Yesterday, the sun was shining here, I was swimming in the Atlantic. Today, as the picture shows, we have more typical Irish summer weather. This is the same view as yesterday’s picture. No sign of the islands.
Ah well, you can’t get too invested in the weather. Like professional footballers, it’ll always let you down.
There’s still little going on other than the bluff and waffle from the ever-increasing legion of ITKs who seem to know everything about a footballer. Not just the situation at his current club, his desire to join a new one, and the possibilities that might bring from a football point of view. Now, everyone seems to know everything about their privates lives.
Where they live. Who they live with. How they feel about living there. How much their electricity bill is. Where they shop. How a row with their next door neighbour means they’re willing to sell up, move to a new country and, of course, their destination when they get there.
It’s as if one person says something and it becomes accepted wisdom. It doesn’t matter one bit if it’s true, or not, because nobody bothers to fact check any more. There is a willingness to believe simply because it sounds like something they want to believe. As for reading into clues from people’s Twitter, I despair.
I came across one account yesterday which has over 50,000 followers and it’s a bloke with dubious English language skills spouting the most obviously made up tripe of all time. This information, apparently, comes from his many contacts in the game. At all clubs. Everywhere. This led me to account which quite thoroughly debunks pretty much everything he says, shows him saying stuff which was entirely wrong, and uses, you know, evidence to disprove his ITK bollocks.
Yet still 50,000+ people believe what he posts on Twitter. Why else would you follow him? There is, like it not, currency in lies. Certain websites which give you a small amount of money each time somebody clicks on your posts, for example, do little but provide a platform for people to spoof and tell yarns which have no basis in reality.
Then there are the half-truths, as perfectly illustrated here, where only a certain amount of the freely available information is used to create a story which will garner hits because of who it’s aimed at. There are even cases where actual, real, substantive, on the record quotes from players themselves are being completely ignored because it doesn’t suit anyone to report them. Not the writers, not the publishers and, sadly, not the readers.

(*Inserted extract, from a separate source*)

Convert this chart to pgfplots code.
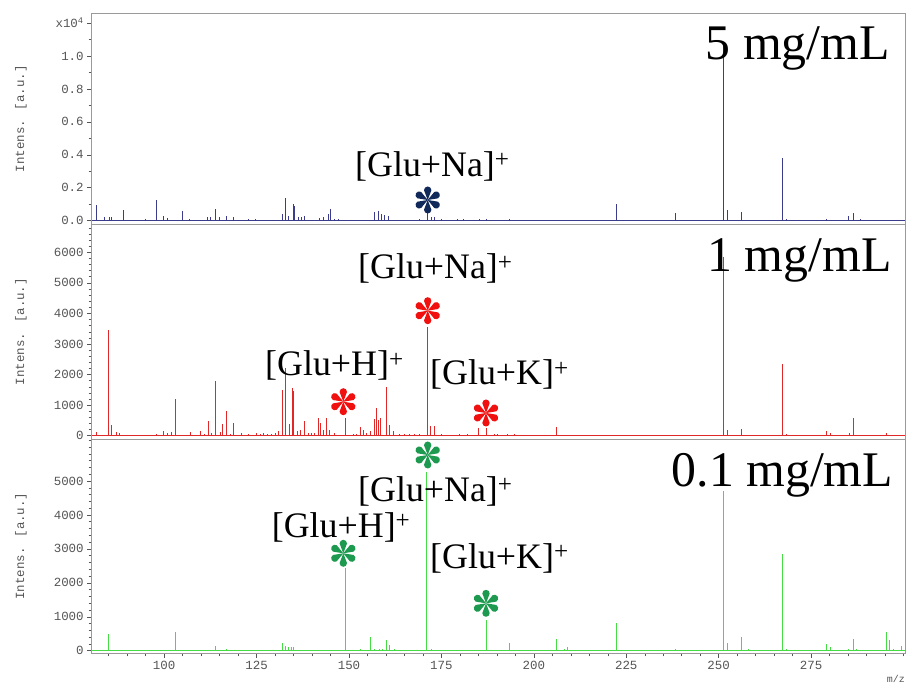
\documentclass[border=0pt]{standalone}
\usepackage{fontspec}
\setmainfont{Liberation Serif}
\newfontfamily\monofont{Liberation Mono}
\usepackage{pgfplots}
\pgfplotsset{compat=1.18}

\definecolor{tickgray}{HTML}{555555}
\definecolor{framegray}{HTML}{9A9A9A}
\definecolor{navyline}{HTML}{3C3C8C}
\definecolor{redline}{HTML}{E02828}
\definecolor{greenline}{HTML}{44DD44}
\definecolor{navystar}{HTML}{10285A}
\definecolor{redstar}{HTML}{F01010}
\definecolor{greenstar}{HTML}{1E9A50}

\pgfplotsset{
  panel/.style={
    scale only axis, width=813.3bp,
    xmin=80.4, xmax=300.4,
    axis line style={framegray, line width=0.8bp},
    tick style={tickgray, line width=0.5bp},
    major tick length=4.5bp, minor tick length=3bp,
    tick align=outside,
    ytick pos=left, xtick pos=bottom,
    yticklabel style={font=\monofont\fontsize{12.5}{14}\selectfont, text=tickgray},
    xticklabel style={font=\monofont\fontsize{12.5}{14}\selectfont, text=tickgray},
    ylabel={Intens. [a.u.]},
    ylabel style={font=\monofont\fontsize{12.5}{14}\selectfont, text=tickgray,
      at={(axis description cs:-0.0869,0.5)}, anchor=center},
  },
  spec/.style={ycomb, line width=0.9bp, no markers},
}

% six teardrop spokes, like the star marks of the original
\tikzset{astr/.pic={
  \foreach \a in {90,30,150,210,270,330}
    \fill[rotate=\a] (0,0) -- (9.8bp,-3.7bp) arc[start angle=-90,end angle=90,radius=3.7bp] -- cycle;
}}

\begin{document}
\begin{tikzpicture}
\useasboundingbox (0,0) rectangle (906bp,685bp);

% 5 mg/mL
\begin{axis}[panel, at={(91.7bp,460.7bp)}, anchor=south west, height=211bp,
  ymin=-0.022, ymax=1.259, xtick=\empty,
  ytick={0,0.2,0.4,0.6,0.8,1.0,1.2},
  yticklabels={0.0,0.2,0.4,0.6,0.8,1.0,x10\textsuperscript{4}},
  minor ytick={0.1,0.3,0.5,0.7,0.9,1.1}]
\addplot[navyline, line width=0.8bp] coordinates {(80.4,0) (300.4,0)};
\addplot[spec, navyline] coordinates {
 (81.70,0.098) (83.94,0.02) (85.30,0.02) (85.84,0.02) (89.08,0.067) (94.95,0.01)
 (97.82,0.128) (99.71,0.03) (100.98,0.015) (104.96,0.057) (106.93,0.01)
 (111.80,0.02) (112.53,0.025) (113.96,0.073) (115.04,0.02) (116.86,0.03) (118.64,0.025)
 (122.7,0.008) (124.78,0.008) (132.0,0.04) (132.81,0.138) (133.62,0.03) (134.86,0.104)
 (135.32,0.09) (136.22,0.02) (137.13,0.025) (137.84,0.03) (142.08,0.015) (142.98,0.02)
 (144.33,0.04) (144.98,0.073) (146.14,0.01) (147.03,0.01) (156.96,0.05) (158.04,0.057)
 (158.85,0.04) (159.66,0.035) (160.74,0.03) (169.13,0.008) (171.10,0.047) (172.29,0.025)
 (173.18,0.025) (174.99,0.008) (179.32,0.01) (180.84,0.01) (185.16,0.012) (187.16,0.008)
 (193.27,0.008) (222.32,0.104) (238.36,0.047) (251.33,1.063) (252.33,0.067) (256.28,0.05)
 (267.37,0.378) (268.29,0.01) (279.27,0.01) (285.22,0.03) (286.49,0.045) (288.3,0.01)
};
\end{axis}

% 1 mg/mL
\begin{axis}[panel, at={(91.7bp,246bp)}, anchor=south west, height=214.7bp,
  ymin=-108, ymax=6915, xtick=\empty,
  ytick={0,1000,2000,3000,4000,5000,6000},
  yticklabels={0,1000,2000,3000,4000,5000,6000},
  minor ytick={200,400,...,6800}]
\addplot[redline, line width=0.8bp] coordinates {(80.4,0) (300.4,0)};
\addplot[spec, redline] coordinates {
 (81.59,120) (84.95,3460) (85.65,357) (87.19,110) (87.92,80) (97.82,60) (99.90,150)
 (100.98,100) (101.87,130) (102.95,1200) (107.12,120) (109.82,150) (110.9,50)
 (111.99,476) (112.88,100) (113.96,1784) (115.23,120) (115.85,378) (116.86,811)
 (117.94,50) (118.83,431) (120.80,80) (122.88,60) (124.86,80) (125.94,60) (126.94,80)
 (128.02,60) (128.92,60) (130.0,80) (131.0,150) (132.08,1482) (132.89,2228) (133.89,389)
 (134.70,1546) (135.05,1450) (135.95,150) (136.95,200) (137.84,465) (138.92,100)
 (139.84,100) (140.73,100) (141.81,583) (142.35,400) (142.98,200) (143.90,573)
 (144.79,200) (146.14,80) (149.03,583) (151.09,60) (152.0,60) (153.17,280) (153.8,200)
 (154.71,100) (155.88,150) (156.77,530) (157.42,897) (158.04,500) (158.58,583)
 (160.20,1580) (160.83,357) (161.91,150) (163.7,40) (165.1,40) (166.4,40) (167.8,40)
 (169.1,40) (171.21,3570) (172.10,330) (172.99,330) (174.99,50) (179.94,40) (182.11,40)
 (185.08,260) (187.16,260) (189.41,60) (190.22,60) (192.93,50) (194.82,40) (198.88,30)
 (206.09,280) (224.84,30) (237.46,30) (242.14,30) (251.33,5836) (252.33,200)
 (256.28,227) (267.37,2335) (268.29,50) (279.27,150) (280.19,100) (285.4,80)
 (286.49,584) (288.3,30) (295.33,100)
};
\end{axis}

% 0.1 mg/mL
\begin{axis}[panel, at={(91.7bp,31.7bp)}, anchor=south west, height=214.3bp,
  ymin=-77, ymax=6238,
  ytick={0,1000,2000,3000,4000,5000},
  yticklabels={0,1000,2000,3000,4000,5000},
  minor ytick={200,400,...,6200},
  xtick={100,125,150,175,200,225,250,275},
  xticklabels={100,125,150,175,200,225,250,275},
  minor xtick={85,90,...,300}]
\addplot[greenline, line width=0.8bp] coordinates {(80.4,0) (300.4,0)};
\addplot[spec, greenline] coordinates {
 (84.84,493) (103.06,560) (113.96,140) (116.86,50) (132.0,236) (132.81,130) (133.62,100)
 (134.43,120) (134.97,110) (148.93,2430) (153.09,40) (155.88,413) (156.96,50)
 (158.12,50) (159.04,50) (160.12,316) (161.02,168) (162.18,50) (171.02,5280)
 (172.29,50) (187.06,906) (193.27,236) (206.09,345) (208.15,50) (208.96,100)
 (222.32,826) (238.36,60) (251.33,4720) (252.33,236) (256.28,413) (258.18,60)
 (267.37,2843) (268.29,60) (279.27,200) (280.19,100) (283.16,30) (285.14,60)
 (286.49,345) (287.39,60) (288.3,30) (295.33,542) (296.22,316) (297.31,60) (299.39,150)
};
\end{axis}

% annotations
\begin{scope}[every node/.style={inner sep=0pt}]
\node[anchor=base east, font=\fontsize{50}{56}\selectfont] at (890bp,625bp) {5 mg/mL};
\node[anchor=base east, font=\fontsize{50}{56}\selectfont] at (891.7bp,413.3bp) {1 mg/mL};
\node[anchor=base east, font=\fontsize{50}{56}\selectfont] at (893.3bp,198.3bp) {0.1 mg/mL};

\node[anchor=base west, font=\fontsize{36}{40}\selectfont] at (355bp,508bp) {[Glu+Na]\textsuperscript{+}};
\node[anchor=base west, font=\fontsize{36}{40}\selectfont] at (358bp,406bp) {[Glu+Na]\textsuperscript{+}};
\node[anchor=base west, font=\fontsize{36}{40}\selectfont] at (265bp,309bp) {[Glu+H]\textsuperscript{+}};
\node[anchor=base west, font=\fontsize{36}{40}\selectfont] at (430bp,300bp) {[Glu+K]\textsuperscript{+}};
\node[anchor=base west, font=\fontsize{36}{40}\selectfont] at (358bp,183.3bp) {[Glu+Na]\textsuperscript{+}};
\node[anchor=base west, font=\fontsize{36}{40}\selectfont] at (271.7bp,147.5bp) {[Glu+H]\textsuperscript{+}};
\node[anchor=base west, font=\fontsize{36}{40}\selectfont] at (430bp,116.7bp) {[Glu+K]\textsuperscript{+}};

\node[anchor=east, text=tickgray, font=\monofont\fontsize{10}{12}\selectfont] at (905bp,6bp) {m/z};
\end{scope}

\pic[color=navystar] at (427.7bp,485bp) {astr};
\pic[color=redstar] at (427.7bp,374.3bp) {astr};
\pic[color=redstar] at (343.3bp,283.3bp) {astr};
\pic[color=redstar] at (486bp,272bp) {astr};
\pic[color=greenstar] at (427.7bp,230bp) {astr};
\pic[color=greenstar] at (343.3bp,131.7bp) {astr};
\pic[color=greenstar] at (486bp,81.7bp) {astr};
\end{tikzpicture}
\end{document}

I’ve always tried to take silly season with a pinch of salt, but each year you need more salt and it gets more silly. And silly sounds kind of funny, a bit slapstick, and it’s not really. It’s taken on a darker edge, I think. Maybe that’s just me, but a whole industry based on misinformation, pretence and propaganda … well, that’s politics. And I hate politics.
While I think we all know the transfer industry has been reliant on the media, and that the media too gains from these kind of stories, there’s now a massive gap between a journalist who works in and around a club and does have some genuine information, and the bottom-feeder scribbling total crap for a free-sheet. Same with the guy who is trying to get as many followers on Twitter as possible by inventing stories, weighing the odds of already publicly available information, then trumpeting loudly when he gets something right.
These people have no credibility whatsoever. They are the people who, in another world, would be the toe-curlingly bad audition for X-Factor. They would allow a reality TV show to be made about their dysfunctional, grotty life just because they want the attention. They are the Pied Pipers of bullshit.
Be dubious of those who like to RT their own praise, it’s part of their gig, a way to show their reliability. While the temptation to challenge them is high, and completely understandable, it’s counter-productive. I’ve seen journalists having a go at the account I mentioned above, but the reality is morons like that thrive on the confrontation. Do not feed the trolls. Easier said than done, I know, but it is truly the wisest saying of the Internet age.
If they are not given the oxygen of publicity (in as much as that’s possible because sometimes calling them out is the only real option), they tiny flame of relevance will burn out. These people who make silly season sinister, aggressive and, frankly, depressing. I’d rather sit through another excruciating Arsenal match in which we’re hanging on to a one goal lead, down to 9 men, with Mike Dean as ref and the opposition pummeling the post and the bar at 30 second intervals than spend any time dealing with them.
But they are the new reality, they are the monsters we have created, and allowed to be created, because of our insatiable desire for something, anything, ANYTHING, to happen. And unless we put them back in their shitty, desperate, lonely boxes, then they’re only going to get worse.
Till tomorrow.
ps – Higuain has bought a house opposite The Tollington to live in with his girlfriend, his dog Winston and his young brother who is hoping to come to London to become a food critic hipster poet. Seriously, do you want me to invent the quotes to prove it?